Desajustados acaba focando mesmo na crescente paixão de Fúsi e Sjöfn. Quanto mais se aproximam, mais a fotografia do filme passa de tons frios e azulados para alaranjados quentes, até que no clímax deste relacionamento há uma cena completamente dominada por lindos tons vermelhos. Mas o filme não é sobre amor, muito menos sobre relacionamentos. Desajustados é sobre uma pessoa tentando viver e se adaptar a um mundo totalmente diferente do seu. Alguns dos mais belos momentos são dos planos aéreos captando carros na rua justapostos aos planos das miniaturas de Fúsi. A função de evidenciar a confusão mental do personagem, que não consegue distinguir sua vida de suas brincadeiras, é executada com maestria, levando o espectador a não saber distinguir o real do brinquedo até que a cena avance.

Esta confusão, inclusive, é muito bem expressada pela magnífica atuação de Gunnar Jónsson como Fúsi. O ator não só se mostra desajustado mentalmente, como fisicamente. Inúmeras vezes pode-se ver o protagonista desviando o olhar com vergonha, gaguejando ou inseguro até para dar um passo. Seu trabalho é impecável e fortalece a excelente construção de personagem aliada à direção, fotografia e roteiro.
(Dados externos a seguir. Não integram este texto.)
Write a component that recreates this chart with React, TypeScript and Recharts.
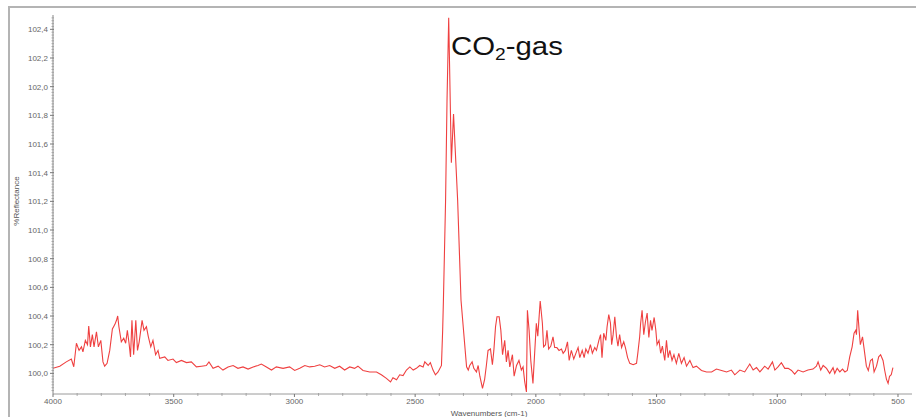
import React from 'react';
import { LineChart, Line, XAxis, YAxis } from 'recharts';

const wavenumbers = [
  4000, 3972, 3945, 3924, 3914, 3903, 3892, 3882, 3876, 3866, 3857, 3852, 3845, 3837, 3830, 3820, 3812, 3802,
  3793, 3786, 3776, 3765, 3754, 3744, 3737, 3732, 3727, 3717, 3707, 3699, 3692, 3685, 3679, 3673, 3666, 3657,
  3650, 3643, 3631, 3623, 3613, 3605, 3595, 3586, 3575, 3565, 3558, 3537, 3524, 3503, 3489, 3468, 3447, 3427,
  3406, 3385, 3365, 3354, 3337, 3316, 3296, 3275, 3254, 3234, 3213, 3192, 3171, 3151, 3137, 3116, 3095, 3075,
  3047, 3020, 2999, 2978, 2957, 2937, 2916, 2895, 2875, 2854, 2833, 2813, 2792, 2771, 2751, 2737, 2716, 2688,
  2660, 2640, 2619, 2602, 2592, 2577, 2564, 2550, 2536, 2522, 2508, 2495, 2481, 2467, 2460, 2446, 2437, 2426,
  2416, 2405, 2391, 2386, 2383, 2374, 2368, 2361, 2350, 2341, 2324, 2310, 2287, 2280, 2274, 2264, 2257, 2246,
  2239, 2232, 2221, 2212, 2205, 2198, 2188, 2180, 2174, 2167, 2161, 2152, 2145, 2138, 2129, 2122, 2115, 2108,
  2097, 2090, 2080, 2070, 2060, 2053, 2046, 2039, 2035, 2028, 2021, 2012, 1998, 1992, 1982, 1973, 1968, 1960,
  1954, 1947, 1938, 1929, 1922, 1913, 1904, 1894, 1887, 1878, 1869, 1862, 1853, 1843, 1832, 1825, 1818, 1808,
  1800, 1793, 1784, 1774, 1766, 1756, 1749, 1739, 1732, 1726, 1719, 1710, 1705, 1698, 1691, 1686, 1680, 1673,
  1666, 1660, 1653, 1645, 1636, 1629, 1620, 1611, 1597, 1583, 1577, 1570, 1566, 1560, 1553, 1546, 1539, 1532,
  1525, 1519, 1510, 1503, 1498, 1490, 1483, 1476, 1466, 1459, 1452, 1445, 1436, 1428, 1418, 1408, 1397, 1386,
  1376, 1362, 1349, 1335, 1314, 1293, 1272, 1252, 1238, 1210, 1190, 1176, 1155, 1135, 1114, 1100, 1086, 1072,
  1052, 1038, 1020, 1010, 997, 983, 969, 955, 941, 928, 914, 893, 873, 852, 838, 831, 820, 810,
  796, 783, 769, 762, 752, 741, 730, 720, 710, 700, 690, 682, 675, 672, 667, 661, 656, 647,
  641, 631, 623, 614, 606, 599, 589, 580, 572, 562, 555, 548, 541, 535, 528, 521,
];

const reflectance = [
  100.035, 100.05, 100.08, 100.1, 100.046, 100.21, 100.16, 100.185, 100.15, 100.23, 100.2, 100.33, 100.185, 100.27, 100.185, 100.29, 100.185, 100.23,
  100.08, 100.05, 100.07, 100.16, 100.31, 100.34, 100.37, 100.4, 100.325, 100.22, 100.245, 100.21, 100.3, 100.21, 100.115, 100.37, 100.13, 100.37,
  100.16, 100.22, 100.37, 100.3, 100.325, 100.255, 100.185, 100.23, 100.13, 100.16, 100.105, 100.115, 100.09, 100.1, 100.075, 100.09, 100.075, 100.08,
  100.045, 100.05, 100.055, 100.08, 100.035, 100.05, 100.023, 100.045, 100.055, 100.035, 100.045, 100.03, 100.045, 100.055, 100.065, 100.045, 100.023, 100.045,
  100.035, 100.045, 100.02, 100.035, 100.055, 100.045, 100.05, 100.06, 100.045, 100.055, 100.035, 100.05, 100.023, 100.045, 100.035, 100.05, 100.02, 100.01,
  100.01, 99.99, 99.965, 99.94, 99.97, 99.955, 99.99, 99.985, 100.023, 100.045, 100.023, 100.035, 100.055, 100.045, 100.08, 100.055, 100.075, 100.023,
  99.99, 100.01, 100.055, 100.3, 100.5, 101.2, 101.9, 102.48, 101.47, 101.81, 101.21, 100.51, 100.046, 100.023, 100.055, 100.08, 100.035, 100.01,
  100.055, 99.98, 99.895, 99.96, 100.055, 100.16, 100.17, 100.06, 100.16, 100.325, 100.395, 100.395, 100.3, 100.13, 100.23, 100.08, 100.16, 100.045,
  100.13, 99.98, 100.055, 100.09, 100.023, 100.045, 99.94, 99.87, 100.44, 100.3, 100.09, 99.93, 100.35, 100.26, 100.505, 100.35, 100.185, 100.2,
  100.3, 100.17, 100.19, 100.255, 100.18, 100.18, 100.16, 100.17, 100.14, 100.16, 100.22, 100.09, 100.16, 100.1, 100.15, 100.18, 100.11, 100.16,
  100.11, 100.17, 100.14, 100.2, 100.14, 100.18, 100.16, 100.23, 100.27, 100.11, 100.28, 100.23, 100.325, 100.41, 100.35, 100.2, 100.27, 100.395,
  100.255, 100.19, 100.27, 100.18, 100.22, 100.18, 100.11, 100.07, 100.06, 100.07, 100.15, 100.255, 100.35, 100.44, 100.27, 100.36, 100.42, 100.25,
  100.37, 100.3, 100.39, 100.3, 100.2, 100.23, 100.14, 100.19, 100.09, 100.23, 100.11, 100.16, 100.09, 100.13, 100.07, 100.14, 100.07, 100.11,
  100.05, 100.09, 100.04, 100.05, 100.02, 100.01, 100.01, 100.03, 100.023, 100.01, 100.023, 99.99, 100.023, 100.01, 100.065, 100.023, 100.04, 100.01,
  100.05, 100.03, 100.08, 100.023, 100.045, 100.075, 100.035, 100.035, 100.02, 99.995, 100.023, 100.01, 100.023, 100.03, 100.05, 100.08, 100.023, 100.055,
  100.035, 100.0, 100.04, 100.0, 100.035, 100.01, 100.03, 100.01, 100.02, 100.115, 100.185, 100.28, 100.3, 100.27, 100.44, 100.3, 100.2, 100.255,
  100.18, 100.05, 100.02, 100.09, 100.1, 100.01, 100.05, 100.115, 100.13, 100.09, 100.02, 99.96, 99.93, 99.98, 99.99, 100.04,
];

const xMajorTicks = [4000, 3500, 3000, 2500, 2000, 1500, 1000, 500];
const yMajorTicks = [100.0, 100.2, 100.4, 100.6, 100.8, 101.0, 101.2, 101.4, 101.6, 101.8, 102.0, 102.2, 102.4];

const xMinorTicks: number[] = [];
for (let v = 4000; v >= 500; v -= 100) xMinorTicks.push(v);
const yMinorTicks: number[] = [];
for (let i = 0; i <= 130; i++) yMinorTicks.push(Math.round((99.88 + i * 0.02) * 1000) / 1000);

const data = wavenumbers.map((w, i) => ({ wn: w, r: reflectance[i] }));

const FONT = '"Liberation Sans", Arial, sans-serif';
const TICK_COLOR = '#666';

const isMajor = (v: number, majors: number[]) => majors.some((m) => Math.abs(m - v) < 1e-6);

const YTick = (props: any) => {
  const { x, y, payload } = props;
  const v = payload.value;
  if (isMajor(v, yMajorTicks)) {
    return (
      <g>
        <line x1={x - 3} x2={x + 1} y1={y} y2={y} stroke="#777" strokeWidth={1} />
        <text x={x - 5} y={y + 3} fontSize={8} fontFamily={FONT} fill={TICK_COLOR} textAnchor="end">
          {v.toFixed(1).replace('.', ',')}
        </text>
      </g>
    );
  }
  return <line x1={x - 1.5} x2={x + 1} y1={y} y2={y} stroke="#999" strokeWidth={0.8} />;
};

const XTick = (props: any) => {
  const { x, y, payload } = props;
  const v = payload.value;
  if (isMajor(v, xMajorTicks)) {
    return (
      <g>
        <line x1={x} x2={x} y1={y} y2={y + 3} stroke="#777" strokeWidth={1} />
        <text x={x} y={y + 10} fontSize={8} fontFamily={FONT} fill={TICK_COLOR} textAnchor="middle">
          {v}
        </text>
      </g>
    );
  }
  return <line x1={x} x2={x} y1={y - 1} y2={y + 2} stroke="#999" strokeWidth={0.8} />;
};

export default function App() {
  return (
    <div style={{ position: 'absolute', left: 0, top: 0, width: 916, height: 417, background: '#fff', overflow: 'hidden' }}>
      <div
        style={{
          position: 'absolute',
          left: 8,
          top: 6,
          width: 940,
          height: 440,
          borderTop: '2px solid #b4b4b4',
          borderLeft: '2px solid #b4b4b4',
        }}
      />
      <div style={{ position: 'absolute', left: 0, top: 0 }}>
        <LineChart width={916} height={417} data={data} margin={{ top: 15, right: 4, bottom: 0, left: 0 }}>
          <XAxis
            dataKey="wn"
            type="number"
            domain={[442, 4000]}
            reversed
            allowDataOverflow
            ticks={xMinorTicks}
            interval={0}
            tick={<XTick />}
            tickLine={false}
            tickSize={0}
            tickMargin={0}
            height={23}
            axisLine={{ stroke: '#9a9a9a', strokeWidth: 1 }}
          />
          <YAxis
            type="number"
            domain={[99.856, 102.5]}
            allowDataOverflow
            ticks={yMinorTicks}
            interval={0}
            tick={<YTick />}
            tickLine={false}
            tickSize={0}
            tickMargin={0}
            width={53}
            axisLine={{ stroke: '#888', strokeWidth: 1 }}
          />
          <Line
            type="linear"
            dataKey="r"
            stroke="#ef4040"
            strokeWidth={1.1}
            dot={false}
            isAnimationActive={false}
          />
        </LineChart>
      </div>
      <svg width={916} height={417} style={{ position: 'absolute', left: 0, top: 0, pointerEvents: 'none' }}>
        <text x={489} y={416} fontSize={8} fontFamily={FONT} fill="#555" textAnchor="middle">
          Wavenumbers (cm-1)
        </text>
        <text transform="translate(19,201) rotate(-90)" fontSize={8} fontFamily={FONT} fill="#555" textAnchor="middle">
          %Reflectance
        </text>
        <text transform="translate(451,55) scale(1.13,1)" fontSize={26} fontFamily={FONT} fill="#111">
          <tspan>CO</tspan>
          <tspan fontSize={17} dy={5}>2</tspan>
          <tspan dy={-5}>-gas</tspan>
        </text>
      </svg>
    </div>
  );
}
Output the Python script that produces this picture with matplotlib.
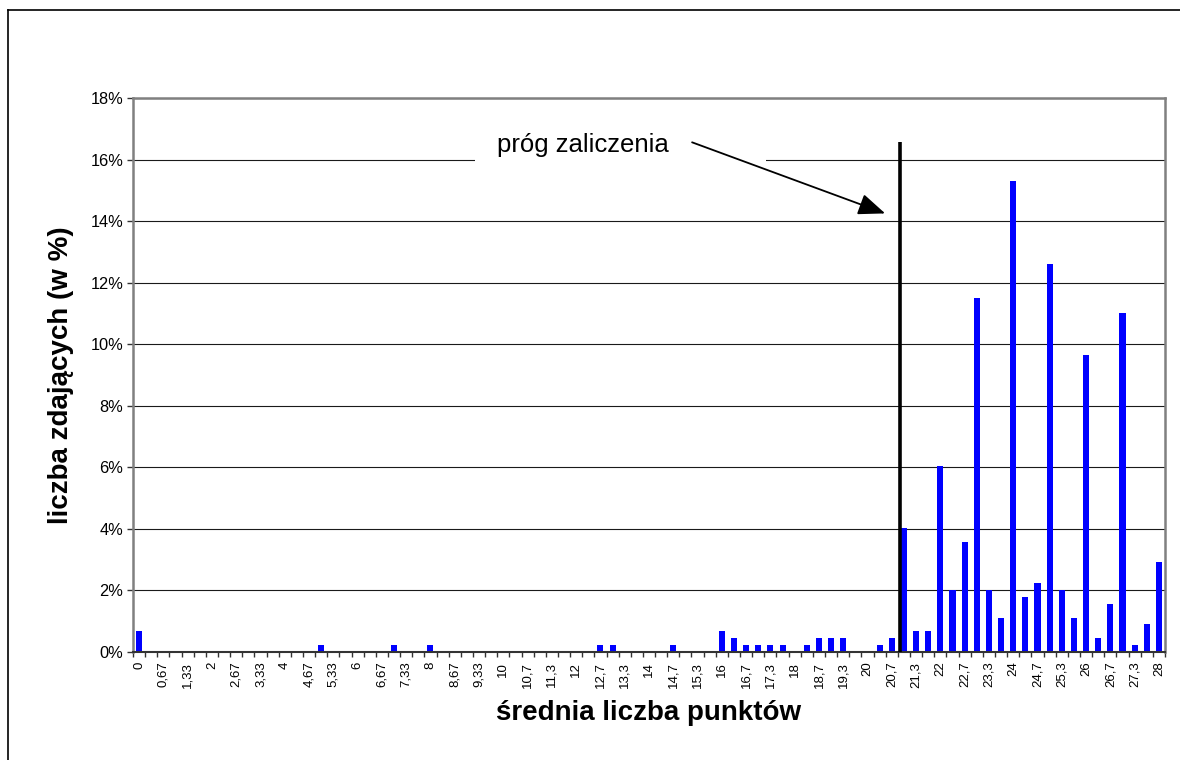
import matplotlib
matplotlib.use("Agg")
import matplotlib.pyplot as plt
from matplotlib.patches import Rectangle
from matplotlib.lines import Line2D
from matplotlib.ticker import FixedLocator, FuncFormatter

plt.rcParams['font.family'] = ['Liberation Sans', 'DejaVu Sans']

# ---- data ----
categories = [
    "0", "0,33", "0,67", "1", "1,33", "1,67", "2", "2,33", "2,67", "3",
    "3,33", "3,67", "4", "4,33", "4,67", "5", "5,33", "5,67", "6", "6,33",
    "6,67", "7", "7,33", "7,67", "8", "8,33", "8,67", "9", "9,33", "9,67",
    "10", "10,3", "10,7", "11", "11,3", "11,7", "12", "12,3", "12,7", "13",
    "13,3", "13,7", "14", "14,3", "14,7", "15", "15,3", "15,7", "16", "16,3",
    "16,7", "17", "17,3", "17,7", "18", "18,3", "18,7", "19", "19,3", "19,7",
    "20", "20,3", "20,7", "21", "21,3", "21,7", "22", "22,3", "22,7", "23",
    "23,3", "23,7", "24", "24,3", "24,7", "25", "25,3", "25,7", "26", "26,3",
    "26,7", "27", "27,3", "27,7", "28",
]
values = [
    0.67, 0, 0, 0, 0, 0, 0, 0, 0, 0,
    0, 0, 0, 0, 0, 0.22, 0, 0, 0, 0,
    0, 0.22, 0, 0, 0.22, 0, 0, 0, 0, 0,
    0, 0, 0, 0, 0, 0, 0, 0, 0.22, 0.22,
    0, 0, 0, 0, 0.22, 0, 0, 0, 0.67, 0.45,
    0.22, 0.22, 0.22, 0.22, 0, 0.22, 0.45, 0.45, 0.45, 0,
    0, 0.22, 0.45, 4.04, 0.67, 0.67, 6.05, 2.02, 3.59, 11.5,
    2.02, 1.12, 15.3, 1.79, 2.24, 12.6, 2.02, 1.12, 9.66, 0.45,
    1.57, 11.0, 0.22, 0.90, 2.91,
]
y_ticks = [0, 2, 4, 6, 8, 10, 12, 14, 16, 18]
threshold_pos = 62.68      # position of the pass threshold line (category index)
threshold_top = 16.56
annotation_text = "próg zaliczenia"
x_title = "średnia liczba punktów"
y_title = "liczba zdających (w %)"

# ---- figure ----
fig = plt.figure(figsize=(11.8, 7.6), dpi=100)
W, H = 1180, 760
ax = fig.add_axes([133 / W, 1 - 652 / H, (1165 - 133) / W, (652 - 98) / H])

x = list(range(len(categories)))
ax.bar(x, values, width=0.5, color="#0000FF", zorder=2)

ax.set_xlim(-0.5, len(categories) - 0.5)
ax.set_ylim(0, 18)

# gridlines
ax.set_axisbelow(True)
ax.yaxis.grid(True, color="#1a1a1a", linewidth=0.8)
ax.xaxis.grid(False)

# y axis
ax.set_yticks(y_ticks)
ax.yaxis.set_major_formatter(FuncFormatter(lambda v, p: f"{int(round(v))}%"))
ax.tick_params(axis="y", direction="out", length=4, width=1, color="#333333",
               labelsize=11.8, pad=3)

# x axis: labels every other category, ticks at category boundaries
ax.set_xticks(x[::2])
ax.set_xticklabels(categories[::2], rotation=90, fontsize=9.5)
ax.tick_params(axis="x", which="major", length=0, pad=7)
ax.xaxis.set_minor_locator(FixedLocator([i - 0.5 for i in range(len(categories) + 1)]))
ax.tick_params(axis="x", which="minor", direction="out", length=3.5, width=1, color="#333333")

for s in ["left", "top", "right"]:
    ax.spines[s].set_color("#808080")
    ax.spines[s].set_linewidth(1.8)
ax.spines["bottom"].set_color("#333333")
ax.spines["bottom"].set_linewidth(1.5)

ax.set_xlabel(x_title, fontsize=20, fontweight="bold", labelpad=9)
ax.set_ylabel(y_title, fontsize=20, fontweight="bold", labelpad=12)

# threshold line
ax.plot([threshold_pos, threshold_pos], [0, threshold_top], color="black",
        linewidth=2.6, zorder=4, solid_capstyle="butt")

# annotation box + text + arrow
ax.add_patch(Rectangle((27.7, 15.6), 23.9, 1.6, facecolor="white",
                       edgecolor="none", zorder=1))
ax.text(29.5, 16.23, annotation_text, fontsize=18.5, va="baseline", ha="left", zorder=5)
ax.annotate("", xy=(61.45, 14.25), xytext=(45.55, 16.56),
            arrowprops=dict(arrowstyle="-|>,head_length=0.55,head_width=0.22",
                            mutation_scale=30, color="black", lw=1.3,
                            shrinkA=0, shrinkB=0), zorder=5)

# outer frame (top and left edges visible)
fig.add_artist(Line2D([8 / W, 8 / W], [0, 1 - 10 / H], transform=fig.transFigure,
                      color="black", linewidth=1.2))
fig.add_artist(Line2D([8 / W, 1], [1 - 10 / H, 1 - 10 / H], transform=fig.transFigure,
                      color="black", linewidth=1.2))

fig.savefig("out.png", dpi=100)
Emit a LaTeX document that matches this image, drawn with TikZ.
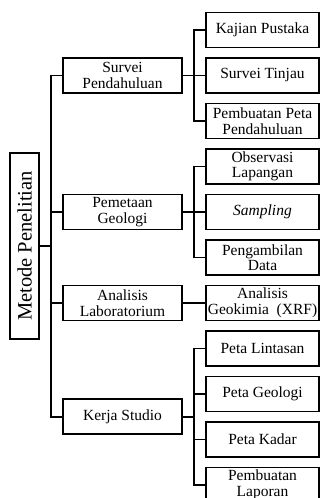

Tendo como trunfos a excelente atuação de Gunnar e a direção de Dagur Kári, Desajustados é o típico filme que passa despercebido nos principais circuitos, mas que tem enorme potencial para se tornar uma obra cultuada no futuro. Um perfeito caso de estudo de personagem que traz profundidade com sutileza e solidão com beleza.